Noi del Post, eternamente fedeli al lettore (perché ce ne abbiamo uno in tutto), non scriveremmo mai una notizia senza prima averla verificata di persona. Così, in occasione di questo Ferragosto, abbiamo pensato che sarebbe stato fico darvi (dargli, al lettore di cui sopra) dei pratici consigli culinari. Che in certi giorni si è sempre in tanti, il sole brucia, il bagnetto è d’obbligo e non si sa mai cosa preparare. Ok, ma a chi rivolgersi? Ché quello meglio della redazione al massimo sa fare la pasta in bianco?
Siamo così andati ad interpellare due professioniste del settore, Antonella e Miriam. Le titolari de “La piazzetta del sole” a Farnese. Ci siamo presentati a cena, ci siamo scofanati praticamente tutto il menù, e poi (dopo aver pagato, sia chiaro) gli abbiamo chiesto se quanto assaggiato si poteva riportare su carta. Pizzicando qua e la dei piatti, perfetti (a giudizio insindacabile) proprio per il giorno 15.
Bene. Quanto segue è il racconto di una lunga serata. E naturalmente, premessona, ogni chef che si rispetti ha i suoi segreti(e Antonella sa bene come farsi rispettare). Ci limiteremo pertanto a descrivere solo parte degli ingredienti e delle sensazioni in pancia. Che a volte un “ammazzachebono” vale più di mille cose “sensoriali”. Coi sensori non ci si mangia, diceva quello.
Due antipasti, per cominciare
Il primo (nel senso di antipasto, non di pasta) è semplice. Talmente tanto semplice che lo riprenderesti e lo riprenderesti e lo riprenderesti. Alla base c’è un lettino di rucola, quella vera (abbasso le buste). E sopra dormono in santa pace alicette marinate. Tutto qui? No, Al terzo piano, l’attico, eccoti la cipolletta rossa di Tropea. Ed il mondo ora veramente ha un altro senso.
Avanti. Intorno ci stanno dei pomodorini dell’orto, si vede lontano un miglio che sono loro. Dadoladi. Dadolati. Insomma, fatti a dadini e con una emulsione di qualcosa (olio e?) agrodolce che mammamiachetelodicoafare. Ma quel coso scuro al centro, invece? È un tortino di melanzane. Cuore morbido e buccia a stringerlo. Che tenerezza. E come si sente la mentuccia, azzarola se si sente.
Il primo
È estate, gente. E ci stanno le tagliatelle fatte a mano con la coda di rospo e le barbe di finocchietto selvatico (aromatizzate al limone, tiè, questo lo abbiamo capito). Quindi, le prendiamo? Si, no, forse. Io però provo la pappa al pomodoro. Come cantava quella fregnetta. E pure qui pomodoro sì, ma del nonno. Tiepido. E con al centro una sorta di mousse di fiordilatte. Bis, signorina. Bis.
I contorni
Dice: ma il secondo? Ok che è un articolo descrittivo, ma mica posso scoppiare. Sorvoliamo così con dispiacere il baccalà al forno e via, dritti verso la patata (senza doppo sensi). Arrosto. Inutile descriverla. Tutti la conoscono la patata (arrosto). Scrocchierella. Oliosetta. Col rosmarino. Dieci più più.
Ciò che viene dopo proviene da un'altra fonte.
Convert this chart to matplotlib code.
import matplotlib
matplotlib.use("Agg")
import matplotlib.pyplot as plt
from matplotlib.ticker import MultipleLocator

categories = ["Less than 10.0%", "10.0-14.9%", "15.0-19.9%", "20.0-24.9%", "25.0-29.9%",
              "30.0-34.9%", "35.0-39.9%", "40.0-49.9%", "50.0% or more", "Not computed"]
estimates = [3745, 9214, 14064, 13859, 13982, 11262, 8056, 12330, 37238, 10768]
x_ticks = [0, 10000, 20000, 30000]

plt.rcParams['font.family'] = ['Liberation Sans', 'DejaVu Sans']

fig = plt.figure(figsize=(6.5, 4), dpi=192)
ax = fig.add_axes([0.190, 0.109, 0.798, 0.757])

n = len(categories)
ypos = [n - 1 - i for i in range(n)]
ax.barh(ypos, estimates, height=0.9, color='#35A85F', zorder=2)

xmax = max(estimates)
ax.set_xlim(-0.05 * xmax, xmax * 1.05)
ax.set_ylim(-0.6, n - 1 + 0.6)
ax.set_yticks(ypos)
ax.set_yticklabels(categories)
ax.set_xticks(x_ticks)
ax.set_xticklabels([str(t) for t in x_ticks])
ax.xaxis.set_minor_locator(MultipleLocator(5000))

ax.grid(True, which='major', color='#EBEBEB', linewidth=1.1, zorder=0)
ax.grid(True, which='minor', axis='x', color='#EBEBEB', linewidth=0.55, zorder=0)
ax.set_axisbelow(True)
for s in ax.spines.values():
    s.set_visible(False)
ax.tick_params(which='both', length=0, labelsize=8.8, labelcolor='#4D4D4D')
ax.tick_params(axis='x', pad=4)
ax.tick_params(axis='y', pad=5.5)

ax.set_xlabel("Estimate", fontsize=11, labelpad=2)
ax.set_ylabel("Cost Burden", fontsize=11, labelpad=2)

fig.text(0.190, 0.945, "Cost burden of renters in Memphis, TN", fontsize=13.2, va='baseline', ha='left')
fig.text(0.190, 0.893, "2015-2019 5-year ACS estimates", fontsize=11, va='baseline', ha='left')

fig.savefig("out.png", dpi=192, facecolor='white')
E ancora, caponatina. Non troppo fredda, non troppo calda. Col pane da inzuppare. Peperoni, melanzane, cipolla, zucchine, sedano, pinoli, uvetta e qualcosa ce lo siamo perso sicuri. Gnam.
Dolce
Mousse al profumo di limoni con salsa di lamponi. “Ciao mamma, stasera esplodo”. Ma con gusto, però. De core, direbbero a Cambridge. La mousse una bomba, i lamponi perfetti e in mezzo il croccante che non ti aspetti (rima).
Il vino
Sceglie la Miriam. E noi ci si fida. Che ci presenta etichette naturali, senza solfiti. Da tutta Italia, da mezza Europa e pure da un poco più in la. Ci versa un “Lacaldera” firmato Occhipinti. Aleatico locale. Da Gradoli. E cacchio se fa bene a non muoversi troppo di casa.
Copiate, gente. Oppure modificate, che la cucina è arte. O mangiate ciò che meglio credete. Tanto noi abbiamo dato. E buon Ferragosto.